[Task requirements] Find each line with the string "this" and report it.

[Data shown]
---*---
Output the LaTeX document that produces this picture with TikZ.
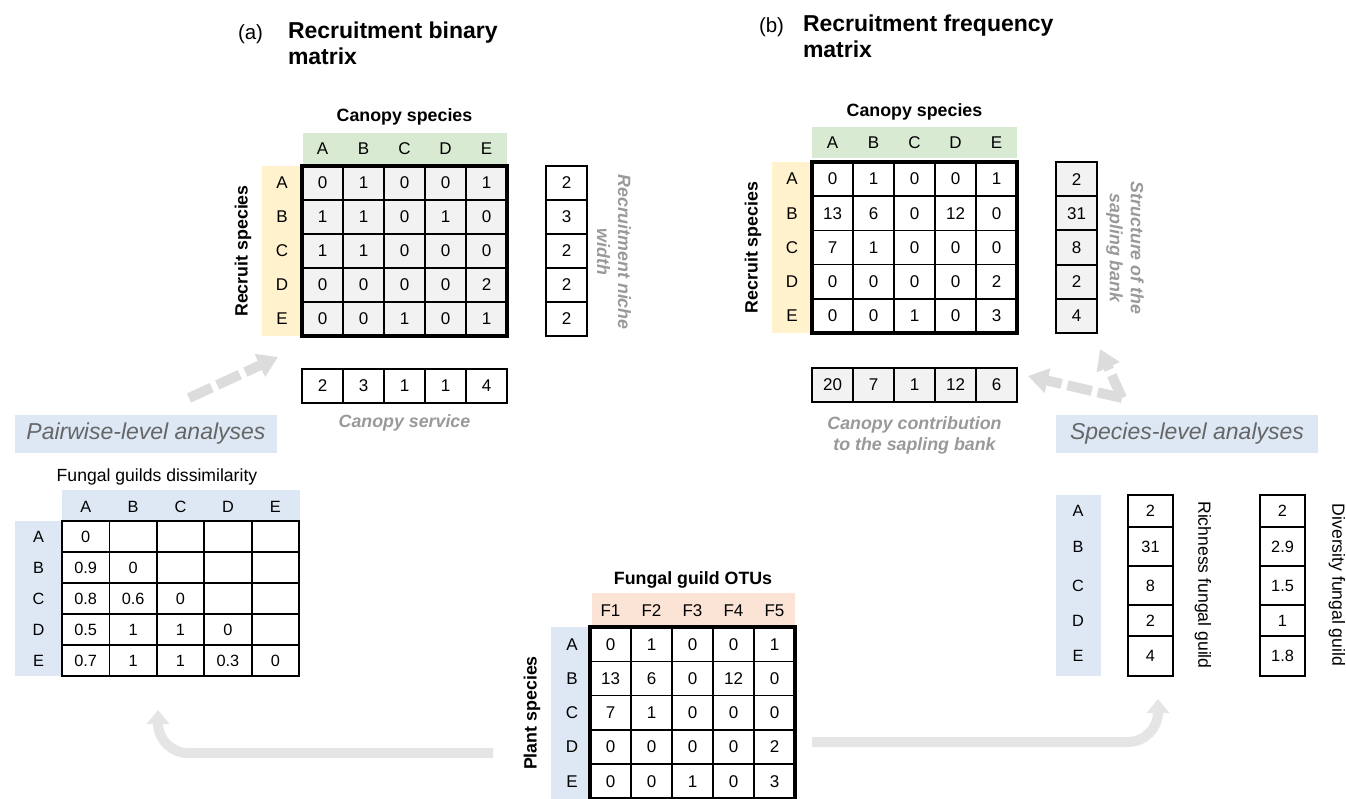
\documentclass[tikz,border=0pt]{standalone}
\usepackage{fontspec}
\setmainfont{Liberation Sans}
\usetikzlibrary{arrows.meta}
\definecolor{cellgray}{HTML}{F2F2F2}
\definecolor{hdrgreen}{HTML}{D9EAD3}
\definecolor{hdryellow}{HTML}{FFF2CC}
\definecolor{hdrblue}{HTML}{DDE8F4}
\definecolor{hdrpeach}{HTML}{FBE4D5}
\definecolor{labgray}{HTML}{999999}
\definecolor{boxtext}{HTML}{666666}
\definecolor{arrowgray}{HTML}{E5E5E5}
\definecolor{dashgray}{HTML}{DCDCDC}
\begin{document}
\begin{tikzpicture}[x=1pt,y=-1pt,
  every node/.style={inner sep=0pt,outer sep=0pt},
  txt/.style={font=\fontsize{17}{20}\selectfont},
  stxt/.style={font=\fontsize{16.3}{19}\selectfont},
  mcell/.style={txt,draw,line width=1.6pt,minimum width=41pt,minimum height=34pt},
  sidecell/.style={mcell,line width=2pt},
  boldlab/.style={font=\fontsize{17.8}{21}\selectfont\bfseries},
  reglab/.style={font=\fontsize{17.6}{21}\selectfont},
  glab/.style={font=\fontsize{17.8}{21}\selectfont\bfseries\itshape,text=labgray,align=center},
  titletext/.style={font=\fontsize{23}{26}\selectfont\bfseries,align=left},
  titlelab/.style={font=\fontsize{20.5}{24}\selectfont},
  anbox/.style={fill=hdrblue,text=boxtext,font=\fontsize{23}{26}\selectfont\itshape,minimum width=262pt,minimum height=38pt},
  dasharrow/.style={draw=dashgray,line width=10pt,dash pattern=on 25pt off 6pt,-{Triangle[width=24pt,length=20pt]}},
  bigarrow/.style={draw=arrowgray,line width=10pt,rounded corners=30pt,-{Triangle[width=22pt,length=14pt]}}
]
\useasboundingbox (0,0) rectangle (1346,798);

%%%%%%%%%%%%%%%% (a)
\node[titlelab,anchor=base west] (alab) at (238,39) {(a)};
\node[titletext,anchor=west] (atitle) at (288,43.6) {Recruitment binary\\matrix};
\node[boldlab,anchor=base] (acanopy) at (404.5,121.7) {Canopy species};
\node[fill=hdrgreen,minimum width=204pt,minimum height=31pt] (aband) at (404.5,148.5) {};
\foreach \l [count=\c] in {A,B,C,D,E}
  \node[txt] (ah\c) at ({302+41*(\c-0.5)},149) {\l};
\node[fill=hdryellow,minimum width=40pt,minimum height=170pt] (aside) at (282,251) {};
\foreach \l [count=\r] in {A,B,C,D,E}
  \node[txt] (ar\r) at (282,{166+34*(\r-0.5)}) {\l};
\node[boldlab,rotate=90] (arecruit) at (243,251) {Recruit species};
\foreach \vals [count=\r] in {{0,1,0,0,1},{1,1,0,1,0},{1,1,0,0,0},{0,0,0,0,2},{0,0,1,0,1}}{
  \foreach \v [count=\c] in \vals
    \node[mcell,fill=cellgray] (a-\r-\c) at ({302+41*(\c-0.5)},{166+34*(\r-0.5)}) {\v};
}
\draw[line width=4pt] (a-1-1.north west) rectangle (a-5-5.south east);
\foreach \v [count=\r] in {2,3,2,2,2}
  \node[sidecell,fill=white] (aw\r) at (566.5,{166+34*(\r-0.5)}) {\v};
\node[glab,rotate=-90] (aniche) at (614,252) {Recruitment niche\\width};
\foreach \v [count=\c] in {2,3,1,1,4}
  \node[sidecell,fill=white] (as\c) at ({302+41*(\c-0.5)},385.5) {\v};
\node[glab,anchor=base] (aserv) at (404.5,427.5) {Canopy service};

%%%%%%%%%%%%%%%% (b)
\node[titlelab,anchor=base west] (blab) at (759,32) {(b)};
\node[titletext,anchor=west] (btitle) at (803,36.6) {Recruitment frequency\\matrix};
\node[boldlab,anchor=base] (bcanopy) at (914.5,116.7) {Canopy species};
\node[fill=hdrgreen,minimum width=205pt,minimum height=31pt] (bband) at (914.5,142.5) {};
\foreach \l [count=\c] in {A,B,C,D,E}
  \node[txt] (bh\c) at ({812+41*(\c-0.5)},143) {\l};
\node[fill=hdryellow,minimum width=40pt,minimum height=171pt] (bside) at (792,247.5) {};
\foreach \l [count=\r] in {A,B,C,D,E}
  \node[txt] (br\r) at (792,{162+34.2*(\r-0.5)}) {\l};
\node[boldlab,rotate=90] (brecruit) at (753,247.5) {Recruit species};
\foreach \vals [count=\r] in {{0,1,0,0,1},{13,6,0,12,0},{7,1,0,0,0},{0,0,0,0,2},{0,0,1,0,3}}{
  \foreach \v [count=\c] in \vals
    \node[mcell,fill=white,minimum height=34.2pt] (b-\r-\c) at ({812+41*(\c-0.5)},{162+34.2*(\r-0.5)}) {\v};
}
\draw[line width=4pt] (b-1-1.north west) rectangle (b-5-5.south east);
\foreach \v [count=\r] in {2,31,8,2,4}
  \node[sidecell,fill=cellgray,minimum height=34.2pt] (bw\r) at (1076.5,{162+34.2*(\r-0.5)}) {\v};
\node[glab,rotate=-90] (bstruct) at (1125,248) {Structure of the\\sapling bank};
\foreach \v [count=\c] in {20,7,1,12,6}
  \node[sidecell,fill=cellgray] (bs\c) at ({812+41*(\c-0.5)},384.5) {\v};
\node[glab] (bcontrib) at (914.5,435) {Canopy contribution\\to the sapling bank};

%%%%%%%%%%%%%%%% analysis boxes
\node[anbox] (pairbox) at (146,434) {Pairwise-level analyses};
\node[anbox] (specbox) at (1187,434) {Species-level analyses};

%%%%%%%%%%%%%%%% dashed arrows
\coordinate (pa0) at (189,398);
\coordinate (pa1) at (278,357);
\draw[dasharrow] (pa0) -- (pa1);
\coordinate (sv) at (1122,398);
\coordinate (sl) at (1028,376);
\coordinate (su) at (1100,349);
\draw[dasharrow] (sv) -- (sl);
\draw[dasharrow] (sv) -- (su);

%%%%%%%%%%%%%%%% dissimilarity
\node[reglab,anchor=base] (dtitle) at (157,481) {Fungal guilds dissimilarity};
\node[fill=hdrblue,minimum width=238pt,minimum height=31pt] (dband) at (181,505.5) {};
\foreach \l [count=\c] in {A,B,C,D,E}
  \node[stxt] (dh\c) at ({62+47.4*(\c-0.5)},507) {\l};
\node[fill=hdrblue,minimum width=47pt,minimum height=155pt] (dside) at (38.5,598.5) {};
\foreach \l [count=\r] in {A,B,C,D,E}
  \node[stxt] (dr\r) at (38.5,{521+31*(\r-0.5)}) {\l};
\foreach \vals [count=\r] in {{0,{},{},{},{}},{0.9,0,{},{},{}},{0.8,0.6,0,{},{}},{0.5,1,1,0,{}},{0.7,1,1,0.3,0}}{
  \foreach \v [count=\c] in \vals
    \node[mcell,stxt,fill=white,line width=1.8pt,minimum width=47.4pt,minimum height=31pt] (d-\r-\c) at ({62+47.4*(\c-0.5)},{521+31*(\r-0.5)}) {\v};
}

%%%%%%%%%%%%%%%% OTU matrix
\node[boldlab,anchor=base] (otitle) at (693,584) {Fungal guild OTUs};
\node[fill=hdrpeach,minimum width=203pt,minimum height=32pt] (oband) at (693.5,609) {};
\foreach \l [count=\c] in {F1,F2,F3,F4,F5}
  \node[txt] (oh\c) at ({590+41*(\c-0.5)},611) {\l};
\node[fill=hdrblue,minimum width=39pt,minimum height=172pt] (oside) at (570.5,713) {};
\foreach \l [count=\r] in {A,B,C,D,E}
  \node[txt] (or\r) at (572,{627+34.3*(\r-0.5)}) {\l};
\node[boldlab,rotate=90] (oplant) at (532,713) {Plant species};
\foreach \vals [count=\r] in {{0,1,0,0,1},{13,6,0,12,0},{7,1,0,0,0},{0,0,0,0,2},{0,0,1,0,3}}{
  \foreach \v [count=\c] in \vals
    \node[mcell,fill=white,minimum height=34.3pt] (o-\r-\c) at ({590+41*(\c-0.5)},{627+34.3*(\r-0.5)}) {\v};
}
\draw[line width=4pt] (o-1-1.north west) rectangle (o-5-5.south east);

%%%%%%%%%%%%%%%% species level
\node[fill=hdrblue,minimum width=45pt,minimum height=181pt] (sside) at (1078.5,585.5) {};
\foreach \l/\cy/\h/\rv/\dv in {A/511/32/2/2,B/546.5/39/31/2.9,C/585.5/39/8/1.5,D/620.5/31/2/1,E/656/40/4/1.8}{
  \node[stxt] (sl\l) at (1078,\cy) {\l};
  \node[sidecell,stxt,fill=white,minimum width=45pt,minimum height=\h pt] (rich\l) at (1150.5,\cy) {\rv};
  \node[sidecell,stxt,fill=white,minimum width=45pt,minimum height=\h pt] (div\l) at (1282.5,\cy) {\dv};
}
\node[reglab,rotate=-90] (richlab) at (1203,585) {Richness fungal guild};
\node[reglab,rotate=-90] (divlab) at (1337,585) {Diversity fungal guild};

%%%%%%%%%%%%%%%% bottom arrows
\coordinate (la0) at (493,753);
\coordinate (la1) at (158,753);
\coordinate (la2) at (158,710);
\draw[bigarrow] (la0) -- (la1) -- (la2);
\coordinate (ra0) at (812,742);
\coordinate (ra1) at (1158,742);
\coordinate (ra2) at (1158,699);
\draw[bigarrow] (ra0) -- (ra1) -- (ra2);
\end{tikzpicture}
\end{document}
---*---
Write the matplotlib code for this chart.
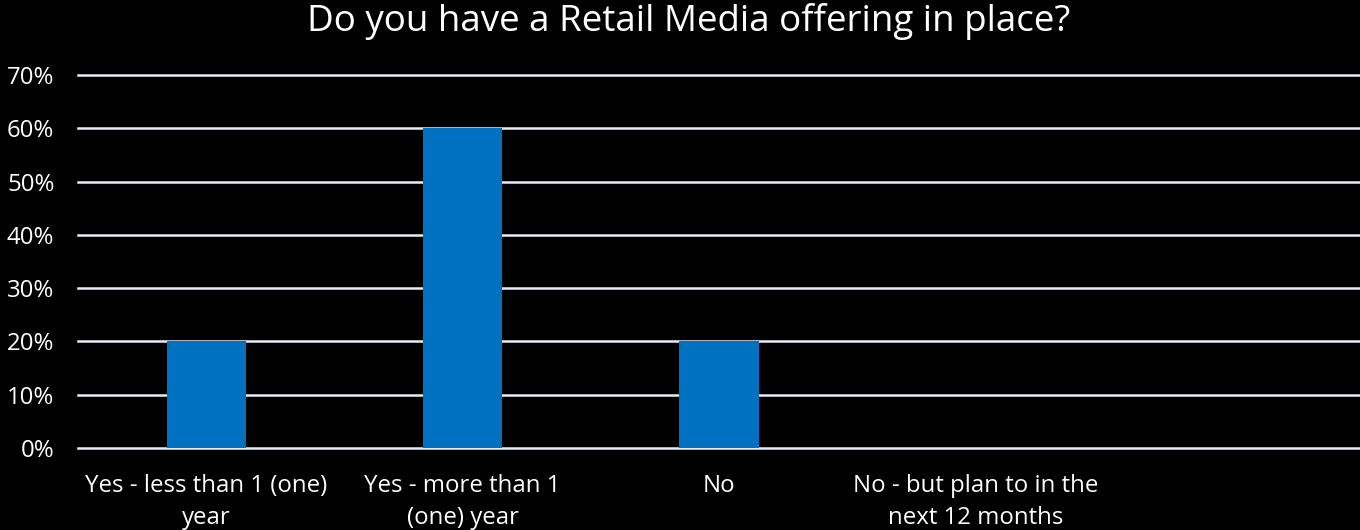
---*---
[Expected answer]
Output the LaTeX document that produces this picture with TikZ.
Write the matplotlib code for this chart.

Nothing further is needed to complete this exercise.